Furthermore, plague outbreaks are often regarded as sporadic and unpredictable, and thus it requires a certain amount of luck to be able to compare management options in actual circumstances of plague. The researchers incorporated this element of happenstance by designing their surveillance at a grand scale (i.e., the seven states, and 29 study sites). Interestingly, plague activity was observed or suspected in 12/26 paired plots (Rocke et al. 2017), and across all of the insecticide/vaccine blocks in northern Colorado (Tripp et al. 2017). This prompts the hypothesis that perhaps plague activity is not as sporadic as commonly thought; active field-based surveillance will continue to provide data on the spatiotemporal aspects of plague ecology and transmission.

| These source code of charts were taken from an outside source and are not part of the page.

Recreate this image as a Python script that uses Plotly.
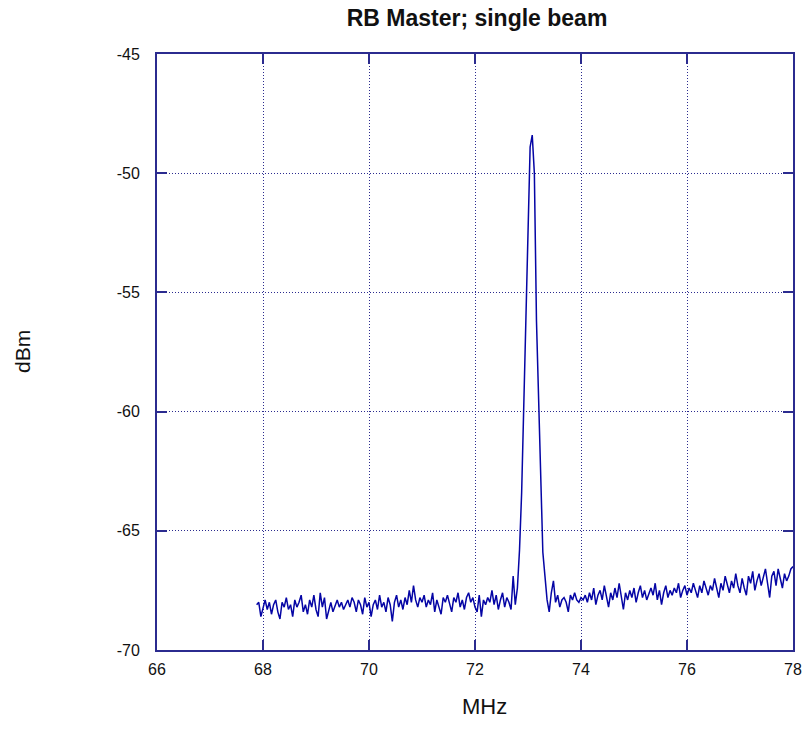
import numpy as np
import plotly.graph_objects as go

# Sweep parameters (linear frequency grid of the analyzer trace)
freq_start_mhz = 67.88
freq_stop_mhz = 78.00

dbm_pre_peak = [
    -68.1, -68.0, -68.6, -68.2, -67.9, -68.3, -68.0, -68.5, -68.1, -67.9,
    -68.4, -68.7, -68.0, -68.2, -67.8, -68.3, -68.1, -68.6, -67.9, -68.2,
    -68.0, -67.7, -68.4, -68.1, -68.5, -67.9, -68.2, -67.7, -68.3, -68.6,
    -67.6, -68.2, -67.8, -68.7, -68.3, -68.0, -68.4, -68.1, -67.9, -68.2,
    -68.0, -68.3, -68.1, -67.9, -68.2, -67.8, -68.0, -68.4, -67.9, -68.1,
    -68.5, -67.8, -68.2, -68.0, -68.6, -68.1, -67.9, -68.3, -67.7, -68.2,
    -68.0, -68.4, -67.8, -68.1, -68.8, -68.0, -67.7, -68.2, -67.9, -68.3,
    -67.8, -68.1, -67.5, -68.0, -67.3, -67.9, -68.2, -67.8, -68.0, -67.7,
    -68.2, -67.9, -68.1, -67.6, -68.4, -67.9, -68.2, -68.5, -67.8, -68.0,
    -67.7, -68.1, -68.4, -67.8, -68.0, -67.6, -68.2, -67.9, -68.3, -67.8,
    -67.6, -68.0, -67.8, -68.2, -68.4, -67.7, -68.6, -67.9, -68.1, -67.8,
    -68.0, -67.5, -68.1, -67.7, -68.3, -67.9, -67.6, -68.2, -67.8, -68.0,
    -68.3, -66.9,
]
dbm_peak = [
    -68.1, -67.4, -65.8, -63.4, -59.6, -56.2, -52.9, -48.9, -48.4, -50.0,
    -56.2, -59.6, -63.0, -65.9, -66.9,
]
dbm_post_peak = [
    -67.9, -68.4, -67.6, -67.1, -68.0, -67.7, -68.2, -67.9, -67.8, -68.0,
    -68.4, -67.7, -67.9, -67.6, -67.9, -68.0, -67.8, -67.9, -67.7, -68.0,
    -67.6, -67.9, -67.4, -68.1, -67.7, -67.5, -67.9, -67.3, -67.8, -68.2,
    -67.6, -67.9, -67.4, -67.8, -67.2, -67.7, -68.3, -67.6, -67.9, -67.5,
    -67.8, -67.4, -68.0, -67.6, -67.3, -67.8, -67.5, -67.9, -67.6, -67.4,
    -67.7, -67.2, -67.9, -67.5, -68.1, -67.6, -67.3, -67.8, -67.5, -67.7,
    -67.4, -67.6, -67.2, -67.8, -67.5, -67.3, -67.7, -67.4, -67.6, -67.2,
    -67.5, -67.8, -67.3, -67.6, -67.1, -67.4, -67.7, -67.3, -67.5, -67.0,
    -67.4, -67.8, -67.2, -67.5, -66.9, -67.3, -67.6, -67.1, -67.4, -66.8,
    -67.3, -67.6, -67.0, -67.4, -67.7, -66.9, -67.2, -66.7, -67.5, -67.1,
    -66.8, -67.3, -67.0, -66.6, -67.2, -67.8, -66.9, -66.7, -67.3, -66.6,
    -67.0, -67.4, -66.8, -67.1, -66.9, -66.6, -66.5,
]

dbm = dbm_pre_peak + dbm_peak + dbm_post_peak
freq = np.linspace(freq_start_mhz, freq_stop_mhz, len(dbm))

x_ticks = [66, 68, 70, 72, 74, 76, 78]
y_ticks = [-70, -65, -60, -55, -50, -45]

title_text = "RB Master; single beam"
x_label = "MHz"
y_label = "dBm"

axis_col = "#2b2b8f"
font_fam = "Liberation Sans, Arial, sans-serif"

W, H = 805, 745
L, R, T, B = 157, 12, 54, 95
plot_w = W - L - R
plot_h = H - T - B

fig = go.Figure()
fig.add_trace(go.Scatter(
    x=freq, y=dbm, mode="lines",
    line=dict(color="#0505a5", width=1.5),
    showlegend=False, hoverinfo="skip",
))

axis_common = dict(
    showline=True, linecolor=axis_col, linewidth=2, mirror="ticks",
    ticks="inside", ticklen=10, tickwidth=1.5, tickcolor=axis_col,
    showgrid=True, gridcolor=axis_col, griddash="1px,2px", gridwidth=1,
    zeroline=False, ticklabeloverflow="allow",
    tickfont=dict(family=font_fam, size=16, color="#111111"),
)

fig.update_xaxes(range=[66, 78], tickvals=x_ticks, ticktext=[str(v) for v in x_ticks],
                 ticklabelstandoff=4, **axis_common)
fig.update_yaxes(range=[-70, -45], tickvals=y_ticks, ticktext=[str(v) for v in y_ticks],
                 ticklabelstandoff=12, **axis_common)

fig.update_layout(
    width=W, height=H, autosize=False,
    margin=dict(l=L, r=R, t=T, b=B, autoexpand=False),
    paper_bgcolor="white", plot_bgcolor="white",
    title=dict(text="<b>" + title_text + "</b>", x=477 / W, xanchor="center",
               y=1 - 18 / H, yanchor="middle",
               font=dict(family=font_fam, size=23, color="#111111")),
    annotations=[
        dict(text=x_label, xref="paper", yref="paper", x=(484 - L) / plot_w,
             y=-(706 - 650) / plot_h,
             yanchor="middle", xanchor="center", showarrow=False,
             font=dict(family=font_fam, size=22, color="#111111")),
        dict(text=y_label, xref="paper", yref="paper", x=-(157 - 22) / plot_w, y=0.5,
             xanchor="center", yanchor="middle", textangle=-90, showarrow=False,
             font=dict(family=font_fam, size=21, color="#111111")),
    ],
)

# remove the page's default body margin so the figure fills the 805x745 window
post_js = (
    "document.body.style.margin='0px';"
    "document.body.style.overflow='hidden';"
    "document.documentElement.style.overflow='hidden';"
    "var gd=document.getElementById('{plot_id}');"
    "gd.style.width='805px';gd.style.height='745px';"
    "Plotly.relayout(gd,{width:805,height:745,autosize:false});"
)

fig.write_html("out.html", post_script=post_js,
               config={"displayModeBar": False, "responsive": False})
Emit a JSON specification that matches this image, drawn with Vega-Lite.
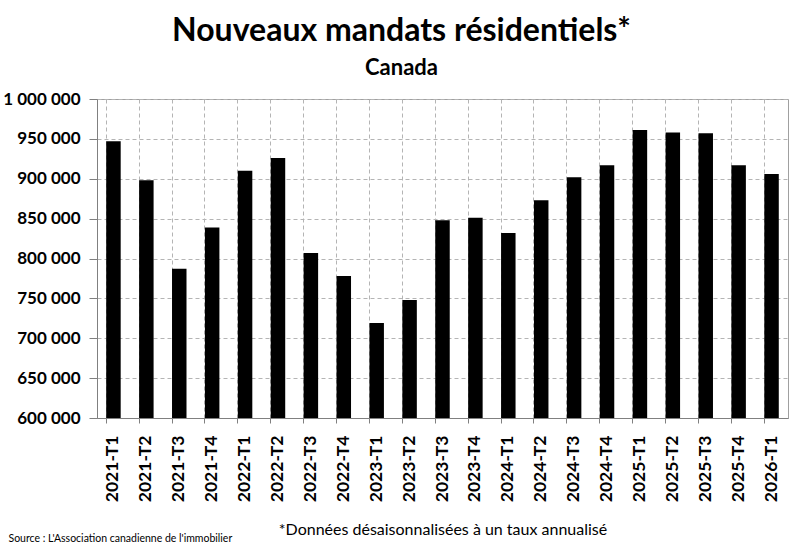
{
  "$schema": "https://vega.github.io/schema/vega-lite/v6.json",
  "width": 691,
  "height": 319,
  "autosize": {"type": "none"},
  "padding": {"left": 97, "top": 99, "right": 12, "bottom": 130},
  "background": "white",
  "title": {
    "text": "Nouveaux mandats résidentiels*",
    "subtitle": "Canada",
    "anchor": "middle",
    "dx": -41,
    "offset": 10,
    "fontSize": 32,
    "fontWeight": "bold",
    "font": "Lato",
    "color": "#000000",
    "subtitleFont": "Lato",
    "subtitleFontSize": 22,
    "subtitleFontWeight": "bold",
    "subtitleColor": "#000000",
    "subtitlePadding": 10
  },
  "data": {
    "values": [
      {"periode": "2021-T1", "mandats": 947000},
      {"periode": "2021-T2", "mandats": 898000},
      {"periode": "2021-T3", "mandats": 787000},
      {"periode": "2021-T4", "mandats": 839000},
      {"periode": "2022-T1", "mandats": 910000},
      {"periode": "2022-T2", "mandats": 926000},
      {"periode": "2022-T3", "mandats": 807000},
      {"periode": "2022-T4", "mandats": 778000},
      {"periode": "2023-T1", "mandats": 719000},
      {"periode": "2023-T2", "mandats": 748000},
      {"periode": "2023-T3", "mandats": 848000},
      {"periode": "2023-T4", "mandats": 851000},
      {"periode": "2024-T1", "mandats": 832000},
      {"periode": "2024-T2", "mandats": 873000},
      {"periode": "2024-T3", "mandats": 902000},
      {"periode": "2024-T4", "mandats": 917000},
      {"periode": "2025-T1", "mandats": 961000},
      {"periode": "2025-T2", "mandats": 958000},
      {"periode": "2025-T3", "mandats": 957000},
      {"periode": "2025-T4", "mandats": 917000},
      {"periode": "2026-T1", "mandats": 906000}
    ]
  },
  "mark": {"type": "bar", "color": "#000000"},
  "encoding": {
    "x": {
      "field": "periode",
      "type": "ordinal",
      "sort": null,
      "scale": {"paddingInner": 0.56, "paddingOuter": 0.28},
      "axis": {
        "title": "*Données désaisonnalisées à un taux annualisé",
        "titleFont": "Lato",
        "titleFontSize": 16,
        "titleFontWeight": "normal",
        "titleColor": "#000000",
        "titlePadding": 20,
        "bandPosition": 0,
        "labelAngle": 270,
        "labelFont": "Lato",
        "labelFontSize": 17.5,
        "labelFontWeight": "bold",
        "labelColor": "#000000",
        "labelPadding": 12,
        "tickSize": 5,
        "tickColor": "#808080",
        "domainColor": "#808080",
        "grid": true,
        "gridColor": "#b4b4b4",
        "gridDash": [4, 3],
        "gridWidth": 1
      }
    },
    "y": {
      "field": "mandats",
      "type": "quantitative",
      "scale": {"domain": [600000, 1000000], "zero": false, "nice": false},
      "axis": {
        "values": [600000, 650000, 700000, 750000, 800000, 850000, 900000, 950000, 1000000],
        "labelExpr": "replace(replace(format(datum.value, ','), ',', ' '), ',', ' ')",
        "labelFont": "Lato",
        "labelFontSize": 17,
        "labelFontWeight": "bold",
        "labelColor": "#000000",
        "labelPadding": 9,
        "tickSize": 8,
        "tickColor": "#808080",
        "domainColor": "#808080",
        "grid": true,
        "gridColor": "#b4b4b4",
        "gridDash": [4, 3],
        "gridWidth": 1,
        "title": "Source : L'Association canadienne de l'immobilier",
        "titleAngle": 0,
        "titleAlign": "left",
        "titleBaseline": "alphabetic",
        "titleX": -89,
        "titleY": 442,
        "titleFont": "Lato",
        "titleFontSize": 10.5,
        "titleFontWeight": "normal",
        "titleColor": "#000000"
      }
    },
    "y2": {"datum": 600000}
  },
  "config": {
    "view": {"stroke": "#a0a0a0", "strokeWidth": 1},
    "font": "Lato"
  }
}
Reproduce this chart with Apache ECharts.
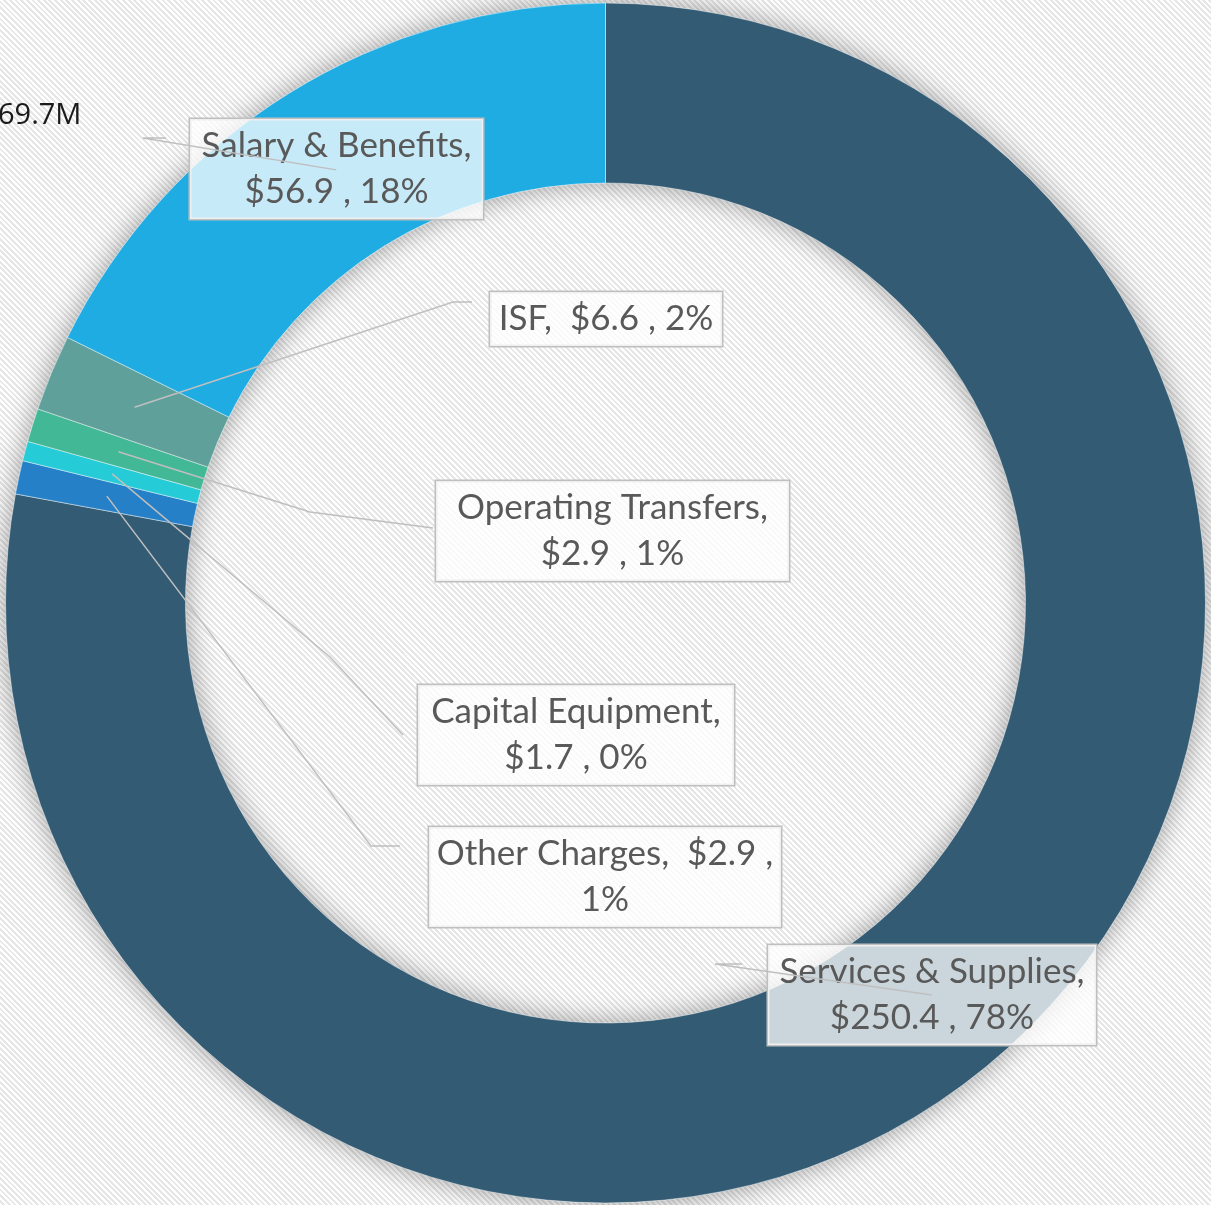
<!DOCTYPE html>
<html><head><meta charset="utf-8">
<script src="https://cdn.jsdelivr.net/npm/echarts@6/dist/echarts.min.js"></script>
<style>
html,body{margin:0;padding:0;overflow:hidden;}
#c{width:1211px;height:1205px;background:repeating-linear-gradient(45deg,#ffffff 0px,#ffffff 2px,#e6e6e6 2px,#e6e6e6 4px);}
</style></head><body><div id="c"></div>
<script>
// ---- data ----
const categories = ['Services & Supplies', 'Other Charges', 'Capital Equipment', 'Operating Transfers', 'ISF', 'Salary & Benefits'];
const values = [250.4, 2.9, 1.7, 2.9, 6.6, 56.9];
const pctLabels = [78, 1, 0, 1, 2, 18];
const totalLabel = '69.7M';

// ---- styles / layout ----
const colors = ['#335B74', '#2580C7', '#25CBD6', '#43B896', '#5FA09B', '#1FACE3'];
const wrapMode = ['name', 'value', 'name', 'name', 'none', 'name'];
const boxCenters = [[932, 995], [605, 877], [576, 735], [612.5, 531], [606, 319], [336.5, 169]];
const boxWidths = [328, 352, 316, 353, 232, 293];
const leaderElbows = [[715, 964], [371, 846], [330, 657], [310, 512], [453, 302], [143, 138]];
const leaderEnds = [[742, 964], [400, 846], [403, 735], [433, 528], [472, 302], [166, 138]];
const CENTER = [605.5, 603];
const RADIUS = [420, 600];

function labelText(i) {
  const name = categories[i], v = '$' + values[i].toFixed(1), p = pctLabels[i] + '%';
  if (wrapMode[i] === 'name') return name + ',\n' + v + ' , ' + p;
  if (wrapMode[i] === 'value') return name + ',  ' + v + ' ,\n' + p;
  return name + ',  ' + v + ' , ' + p;
}

const chart = echarts.init(document.getElementById('c'), null, {renderer: 'canvas'});

function sliceMid(i) {
  try {
    const lay = chart.getModel().getSeriesByIndex(1).getData().getItemLayout(i);
    const mid = (lay.startAngle + lay.endAngle) / 2;
    const rm = (lay.r + lay.r0) / 2;
    return [lay.cx + rm * Math.cos(mid), lay.cy + rm * Math.sin(mid)];
  } catch (e) {
    const tot = values.reduce((a, b) => a + b, 0);
    let acc = 0; for (let k = 0; k < i; k++) acc += values[k];
    const mid = -Math.PI / 2 + (acc + values[i] / 2) / tot * Math.PI * 2;
    const rm = (RADIUS[0] + RADIUS[1]) / 2;
    return [CENTER[0] + rm * Math.cos(mid), CENTER[1] + rm * Math.sin(mid)];
  }
}

const option = {
  backgroundColor: 'transparent',
  animation: false,
  graphic: [{
    id: 'total', type: 'text', left: -2, top: 101, z: 10,
    style: {text: totalLabel, font: '29px "Open Sans"', fill: '#1a1a1a'}
  }],
  series: [
    {
      type: 'pie', z: 1, silent: true, center: CENTER, radius: RADIUS,
      label: {show: false}, labelLine: {show: false},
      itemStyle: {color: '#cfcfcf', shadowBlur: 28, shadowColor: 'rgba(0,0,0,0.38)'},
      data: [{value: 1, name: 'shadow'}]
    },
    {
      type: 'pie', z: 2, center: CENTER, radius: RADIUS, startAngle: 90, clockwise: true,
      avoidLabelOverlap: false, minShowLabelAngle: 0,
      itemStyle: {borderColor: 'rgba(255,255,255,0.45)', borderWidth: 1},
      label: {
        show: true, position: 'outside', color: '#595959',
        fontFamily: 'Lato', fontSize: 35, lineHeight: 46,
        backgroundColor: 'rgba(255,255,255,0.75)', borderColor: '#BFBFBF', borderWidth: 1.5,
        padding: [4, 0, 4, 0], align: 'center'
      },
      labelLine: {show: false},
      labelLayout: function (p) {
        const i = p.dataIndex;
        return {x: boxCenters[i][0], y: boxCenters[i][1], align: 'center', verticalAlign: 'middle'};
      },
      data: categories.map((c, i) => ({
        name: c, value: values[i],
        itemStyle: {color: colors[i]},
        label: {formatter: labelText(i), width: boxWidths[i]}
      }))
    }
  ]
};
chart.setOption(option);

// leader lines, starting at each slice's mid point (from the library's layout)
chart.setOption({
  graphic: categories.map((c, i) => ({
    id: 'leader' + i, type: 'polyline', z: 20, silent: true,
    shape: {points: [sliceMid(i), leaderElbows[i], leaderEnds[i]]},
    style: {stroke: '#BFBFBF', lineWidth: 1.5, fill: null}
  }))
});
</script></body></html>
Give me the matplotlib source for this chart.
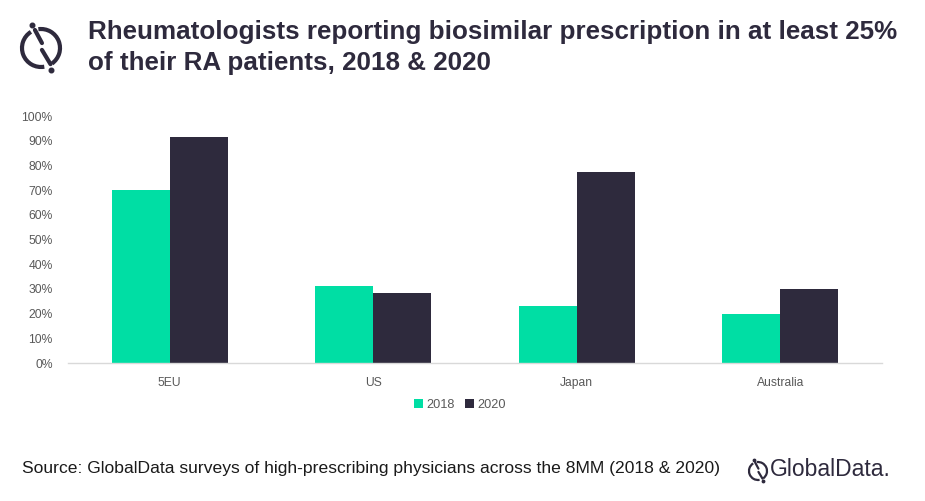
import matplotlib
matplotlib.use("Agg")
import matplotlib.pyplot as plt
from matplotlib.patches import Arc
from matplotlib.ticker import PercentFormatter

categories = ["5EU", "US", "Japan", "Australia"]
vals_2018 = [70, 31, 23, 20]
vals_2020 = [91.5, 28.5, 77.5, 30]
series_labels = ["2018", "2020"]

GREEN = "#00DEA4"
DARK = "#2E2A3D"
GREY = "#595959"

plt.rcParams["font.family"] = ["Liberation Sans", "DejaVu Sans"]

fig = plt.figure(figsize=(9.25, 5.01), dpi=100)
ax = fig.add_axes([68 / 925, 1 - 363 / 501, 814 / 925, 247 / 501])

x = list(range(len(categories)))
w = 0.285
ax.bar([i - w / 2 for i in x], vals_2018, w, color=GREEN, label=series_labels[0])
ax.bar([i + w / 2 for i in x], vals_2020, w, color=DARK, label=series_labels[1])

ax.set_xlim(-0.5, len(categories) - 0.5)
ax.set_ylim(0, 100)
ax.set_yticks(range(0, 101, 10))
ax.yaxis.set_major_formatter(PercentFormatter(decimals=0))
ax.set_xticks(x)
ax.set_xticklabels(categories)
ax.tick_params(axis="both", length=0, labelsize=8.7, colors=GREY)
ax.tick_params(axis="y", pad=11)
ax.tick_params(axis="x", pad=10)
for s in ["top", "right", "left"]:
    ax.spines[s].set_visible(False)
ax.spines["bottom"].set_color("#D9D9D9")
ax.spines["bottom"].set_linewidth(1)

leg = fig.legend(loc="center", bbox_to_anchor=(460 / 925, 1 - 405 / 501), ncol=2,
                 frameon=False, fontsize=9.2, handlelength=0.7, handleheight=0.7,
                 handletextpad=0.3, columnspacing=0.8)
for t in leg.get_texts():
    t.set_color(GREY)

# title, two lines placed separately
fig.text(88 / 925, 1 - 32 / 501, "Rheumatologists reporting biosimilar prescription in at least 25%",
         fontsize=18.7, fontweight="bold", color=DARK, va="center", ha="left")
fig.text(88 / 925, 1 - 63 / 501, "of their RA patients, 2018 & 2020",
         fontsize=18.7, fontweight="bold", color=DARK, va="center", ha="left")

# source
fig.text(22 / 925, 1 - 468 / 501, "Source: GlobalData surveys of high-prescribing physicians across the 8MM (2018 & 2020)",
         fontsize=12.6, color="#1A1A1A", va="center", ha="left")

# GlobalData wordmark
fig.text(770 / 925, 1 - 470 / 501, "GlobalData.", fontsize=16.5, color=DARK, va="center", ha="left")


def logo(cx, cy, r, lw):
    s = 1.5
    lax = fig.add_axes([(cx - r * s) / 925, 1 - (cy + r * s) / 501, 2 * r * s / 925, 2 * r * s / 501])
    lax.set_xlim(-s, s)
    lax.set_ylim(-s, s)
    lax.axis("off")
    lax.add_patch(Arc((0, 0), 2, 2, theta1=122, theta2=280, color=DARK, lw=lw))
    lax.add_patch(Arc((0, 0), 2, 2, theta1=-55, theta2=98, color=DARK, lw=lw))
    lax.plot([-0.32, 0.05], [0.95, 0.26], color=DARK, lw=lw, solid_capstyle="round")
    lax.plot([0.05, 0.5], [-0.1, -0.85], color=DARK, lw=lw, solid_capstyle="round")
    lax.plot([-0.47, 0.53], [1.22, -1.15], "o", color=DARK, ms=lw * 1.1, ls="none")


logo(41, 48, 19, 3.0)
logo(758, 471, 9, 1.6)

fig.savefig("out.png", dpi=100, facecolor="white")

When Y. pestis does become active in prairie dog colonies, it does so with little deference to carefully designed monitoring experiments. Thus, plague occurred on some of the sites before Tripp et al. (2017) could properly measure survival in one particular triplicate. As Tripp et al. (2017) comment: “Plague’s emergence … preceded or coincided with the beginning of our study, confounding survival analyses.” This echoes the sentiments of the mammalogist Robert Burns, who wrote in 1785: “the best-laid plans of mice and men often go awry” (actually he wrote “The best laid schemes o’ mice an’ men/Gang aft a-gley.”). Disease ecologists strive to understand the emergence and spread of wildlife and zoonotic pathogens, but it is worth remembering that field-work can be messy and unpredictable, even while Pasteur’s old saw “Chance favors the prepared mind” holds true.

Implications

The research by Rocke et al. (2017) and Tripp et al. (2017) examining the potential for intervention in plague transmission dynamics to enable prairie dog population sustainability, stability and recovery is heartening. However, key questions still remain. Can this management option actually succeed in increasing ferret survival and resilience at reintroduction sites? How long does immunization from the sylvatic plague vaccine last in wild populations, and how often must the oral bait vaccine be applied to protect the prairie dog populations? And is the scale that is required to dampen plague transmission at a landscape level achievable for management purposes given logistical and financial constraints (Corro et al. 2017)? Nevertheless, this research can act as a model study for other efforts that are attempting to intervene in wildlife disease transmission cycles by developing oral bait application programs, e.g., European badgers (Meles meles) and bovine TB (Mycobacterium bovis) (Gormely et al. 2017; Gowtage et al. 2017), as well as to allow insight by comparing the idiosyncrasies of different pathogen systems, e.g., the rabies virus and endangered Ethiopian wolves (Canis simensis) (Sillero-Zubiri et al. Sillero-Zubri et al. 2016).